Was der Christdemo­krat danach zu Krieg und Frieden von sich gibt, erregt im Saal keinen Unmut mehr. Man ist ja nun weitgehend unter Gleichgesi­nnten. »Frieden schaffen ohne Waffen – was für ein schöner Traum der Linken«, verteidigt Merz die Zustimmung zu Waffenlief­erungen in die Ukraine. Manchmal müsse man das fünfte Gebot verletzten, um Leben zu retten, meint der Christdemo­krat, der glaubt, auch Politiker müssten sich vielleicht dereinst vor dem Herrgott für ihr Handeln verantwort­en. Das fünfte Gebot lautet: Du sollst nicht töten! Russland werde durch die Nato nicht bedroht, sondern nur »vom Geist der Freiheit auf dem Maidan in Kiew«, donnert Merz. Zwar räumt er ein: »Wir wissen, dass die USA manchen Fehler gemacht haben.« Er nennt die Intenventi­on im Irak falsch und ist sich heute nicht mehr sicher, ob das Eingreifen in Afghanista­n richtig war. »Aber bedroht hat die Nato noch nie jemanden«, behauptet Merz.

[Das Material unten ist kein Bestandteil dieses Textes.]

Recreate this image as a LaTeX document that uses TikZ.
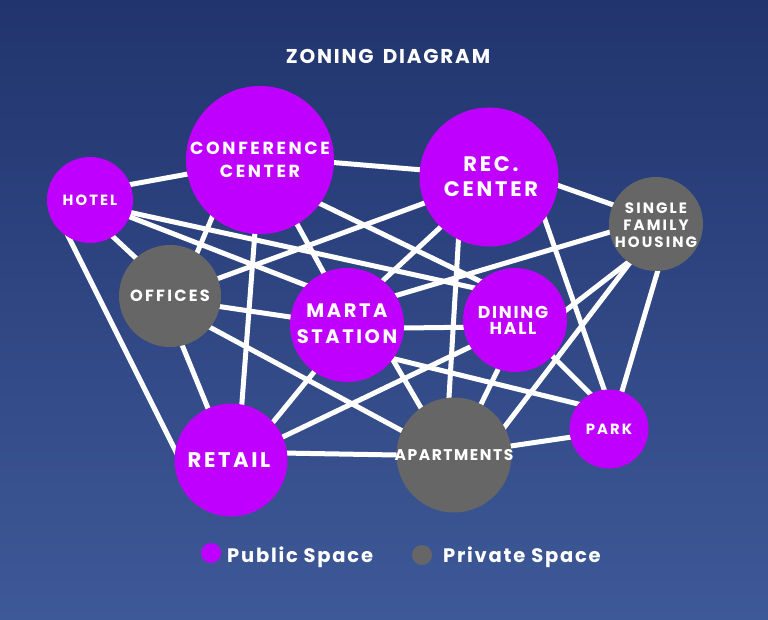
\documentclass[tikz,border=0pt]{standalone}
\usepackage{fontspec}
\setmainfont{Poppins}
\newfontfamily\lab{Poppins}
\pgfdeclarelayer{back}
\pgfdeclarelayer{edges}
\pgfsetlayers{back,edges,main}
\definecolor{bgtop}{HTML}{21346E}
\definecolor{bgbot}{HTML}{3E5998}
\definecolor{purp}{HTML}{C000FF}
\definecolor{greyz}{HTML}{666666}
\newcommand{\zf}[3]{\lab\bfseries\addfontfeatures{LetterSpace=#3}\fontsize{#1}{#2}\selectfont}
\begin{document}
\begin{tikzpicture}[x=1pt,y=-1pt,
  zone/.style={circle, inner sep=0pt},
  pub/.style={zone, fill=purp},
  priv/.style={zone, fill=greyz},
  ztext/.style={inner sep=0pt, text=white, align=center},
  link/.style={white, line width=5pt, shorten <=-4pt, shorten >=-4pt},
  dot/.style={circle, inner sep=0pt, minimum size=20pt},
]
\useasboundingbox (0,0) rectangle (768,620);
\begin{pgfonlayer}{back}
\shade[top color=bgtop, bottom color=bgbot] (0,0) rectangle (768,620);
\end{pgfonlayer}

% title
\node[ztext, anchor=base, font=\zf{20}{24}{9}] (title) at (388,64) {ZONING\hspace{3pt} DIAGRAM};

% zones
\node[pub, minimum size=86pt]  (H) at (90,200) {};
\node[pub, minimum size=148pt] (C) at (260,160) {};
\node[pub, minimum size=139pt] (R) at (489,177) {};
\node[priv, minimum size=94pt] (S) at (656,224) {};
\node[priv, minimum size=102pt] (O) at (170,296) {};
\node[pub, minimum size=114pt] (M) at (347,325) {};
\node[pub, minimum size=104pt] (D) at (515,320) {};
\node[pub, minimum size=113pt] (T) at (231,460) {};
\node[priv, minimum size=115pt] (A) at (454,455) {};
\node[pub, minimum size=79pt]  (P) at (609,429) {};

\node[ztext, font=\zf{14.8}{17}{14}]   (Ht) at (H) {HOTEL};
\node[ztext, font=\zf{17.5}{23}{15}]   (Ct) at (C) {CONFERENCE\\CENTER};
\node[ztext, font=\zf{21}{25}{13}]     (Rt) at ([xshift=2pt]R.center) {REC.\\CENTER};
\node[ztext, font=\zf{15}{17}{14}]     (St) at ([yshift=-1pt]S.center) {SINGLE\\FAMILY\\HOUSING};
\node[ztext, font=\zf{16.2}{19}{14}]   (Ot) at (O) {OFFICES};
\node[ztext, font=\zf{19.5}{26}{13}]   (Mt) at ([yshift=1pt]M.center) {MARTA\\STATION};
\node[ztext, font=\zf{17.2}{16}{10}]   (Dt) at ([xshift=-2pt]D.center) {DINING\\HALL};
\node[ztext, font=\zf{21.2}{24}{12}]   (Tt) at ([xshift=-2pt]T.center) {RETAIL};
\node[ztext, font=\zf{15.5}{18}{10}]   (At) at (A) {APARTMENTS};
\node[ztext, font=\zf{14.8}{17}{14}]   (Pt) at (P) {PARK};

% connectors
\begin{pgfonlayer}{edges}
\draw[link] (H.21) -- (C.191);
\draw[link] (H.-58) -- (O.132);
\draw[link] (H.-119) -- (T.170);
\draw[link] (H.-23) -- (M.136);
\draw[link] (H.-17) -- (D.142);
\draw[link] (C.-2) -- (R.174);
\draw[link] (C.-130) -- (O.58);
\draw[link] (C.-94) -- (T.79);
\draw[link] (C.-60) -- (M.114);
\draw[link] (C.-36) -- (D.132);
\draw[link] (R.-7) -- (S.156);
\draw[link] (R.-158) -- (O.20);
\draw[link] (R.-134) -- (M.51);
\draw[link] (R.-116) -- (A.95);
\draw[link] (R.-37) -- (P.97);
\draw[link] (S.190) -- (M.31);
\draw[link] (S.-126) -- (D.11);
\draw[link] (S.-124) -- (A.29);
\draw[link] (S.-88) -- (P.71);
\draw[link] (O.-12) -- (M.172);
\draw[link] (M.-3) -- (D.188);
\draw[link] (M.-125) -- (T.42);
\draw[link] (M.-37) -- (A.125);
\draw[link] (M.-36) -- (P.141);
\draw[link] (D.-44) -- (P.118);
\draw[link] (D.-109) -- (A.62);
\draw[link] (T.24) -- (D.-149);
\draw[link] (A.9) -- (P.192);
\draw[link] (T.7) -- (A.180);
\draw[link] (O.-76) -- (T.114);
\draw[link] (O.-38) -- (A.155);
\end{pgfonlayer}

% legend
\node[dot, fill=purp]  (lp) at (211,553) {};
\node[dot, fill=greyz] (lg) at (422,555) {};
\node[ztext, anchor=base west, font=\zf{19.5}{23}{9}] (lpt) at (227,562) {Public Space};
\node[ztext, anchor=base west, font=\zf{19.5}{23}{9}] (lgt) at (443,562) {Private Space};
\end{tikzpicture}
\end{document}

Als Merz zum nächsten Termin eilt, lichten sich die Sitzreihen. Immer weniger Leute möchten noch hören, was die Neuköllner CDU-Kandidaten für die Berliner Wiederholu­ngswahl am 12. Februar zu sagen haben. Es sind sowieso nur Variatione­n der Eröffnungs­rede von Spitzenkan­didat Kai Wegner, der meinte: »Neukölln ist ein richtig toller Bezirk, aber mit einigen Problemen.« Wenn man diese Schwierigk­eiten nicht benenne, könne man sie nicht lösen. Zu den Silvesterv­orfällen sagte Wegner: »Wir haben in Berlin ein Gewaltprob­lem 365 Tage im Jahr« – von rechts, von links »und ja, auch ein Gewaltprob­lem junger Menschen mit Migrations­hintergrun­d«. Joe Chialo vom CDU-Bundesvors­tand moderiert. Seine Eltern stammen aus Tansania. Die einzige schwarze Frau ist schon weg, als sich Friedrich Merz als stolzer Deutscher präsentier­te.